Çalışmamızda, son dönemde esaslı değişiklik geçiren İsviçre ceza muhakeme sisteminin yanı sıra, hukuka aykırı delillere zıt denilebilecek bakış açısına sahip iki ana sistem olan Alman ceza muhakemesi sistemi ile Amerikan ceza muhakemesi sistemi arasındaki temel farklar ortaya konmuştur.

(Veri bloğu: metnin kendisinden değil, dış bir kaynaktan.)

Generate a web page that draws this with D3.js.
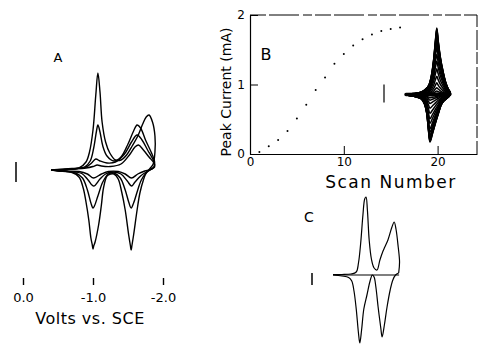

II. Karşılaştırmalı Hukukta Delil Değerlendirme Yasakları

Delil değerlendirme yasakları ceza muhakemesi hukukunun en tartışmalı konularından biri olma niteliğini taşımaktadır. Genel olarak delil yasağının söz konusu olması halinde, ilgili delil mevcut olmasına rağmen, delillerin tartışılması aşamasında (Beweiswürdigung) dikkate alınamaz.3 Gerek Türk gerek mukayeseli hukuk ceza yargılama sistemlerinde delil değerlendirme yasağı sıklıkla ele alınmıştır. Ancak son zamanlarda bu kurum kanunkoyucuyu, doktrini ve uygulamayı daha fazla meşgul etmekte ve ülkeden ülkeye farklılık arz eden neticelere varıldığı görülmektedir. Örneğin, İsviçre ve Çin Halk Cumhuriyeti gibi bazı ülke hukuklarında delil yasaklarına ilişkin kurallara kanunlarda doğrudan yer verilmektedir. Gerçekten, 2011 tarihli İsviçre Ceza Muhakemesi Kanunu ve 2012 tarihli Çin Ceza Muhakemesi Kanunu reformuyla birlikte bu ülke kanunkoyucuları delil yasakları konusunda açık düzenlemeler yapma yoluna gitmişlerdir. Buna karşılık, ABD ve Almanya gibi ülkeler ise delil değerlendirilme yasakları konusunda genel düzenlemelere mevzuatlarında yer vermemekte ve mesele daha ziyade yargısal içtihatlarla çözümlenmeye çalışılmaktadır.4

Bu bağlamda mukayeseli hukukta, delil değerlendirme yasaklarının varlığını tespitte hangi ölçütlerin uygulanacağına dair iki sistem mevcuttur. Bunlardan ilki hakların tartımı çözümü (Abwägungsmodell); ikincisi ise kodifikasyon modelidir (Kodifizierungsmodell). Menfaatlerin veya hakların tartımı modelinde, hukuk uygulayıcısı (Rechtsanwender) somut olaydaki tüm menfaatleri karşılıklı olarak tartmak suretiyle somut olayda ilgili delili değerlendirip değerlendirmemek konusunda bir karar vermektedir. Bu model, yargıya geniş takdir yetkisi tanımakta ve somut olaya uygun bir çözümün bulunmasına imkân sağlamaktadır. Buna karşılık, bu model hukuk güvenliğini zedeleme ve keyfilik risklerini de bünyesinde barındırmaktadır.5 Hakların tartımı modeline örnek olarak Alman yargısının içtihatları gösterilebilir. Bu bakımından, mukayeseli hukuk başlığı altında Alman öğretisinin ve uygulamasının delil değerlendirme yasakları konusundaki yaklaşımı bir model olarak incelenecektir. Delil değerlendirme yasakları konusunda ikinci yaklaşım olan kodifikasyon modeli ise, kanunkoyucunun bir delil değerlendirme yasağının içerdiği hakların tartımını bizzat yapma anlayışına dayanmaktadır. Bir başka deyişle, bu modelde kanunkoyucu, hangi delillerin örneğin mutlak değerlendirme yasağına tabi olduğunu kanuni düzenlemelerde açıkça ortaya koymaktadır.6 Bu modele örnek olarak karşılaştırmalı hukukta öncelikle İsviçre Ceza Muhakemesi Kanununun ilgili hükümlerini ele alacağız.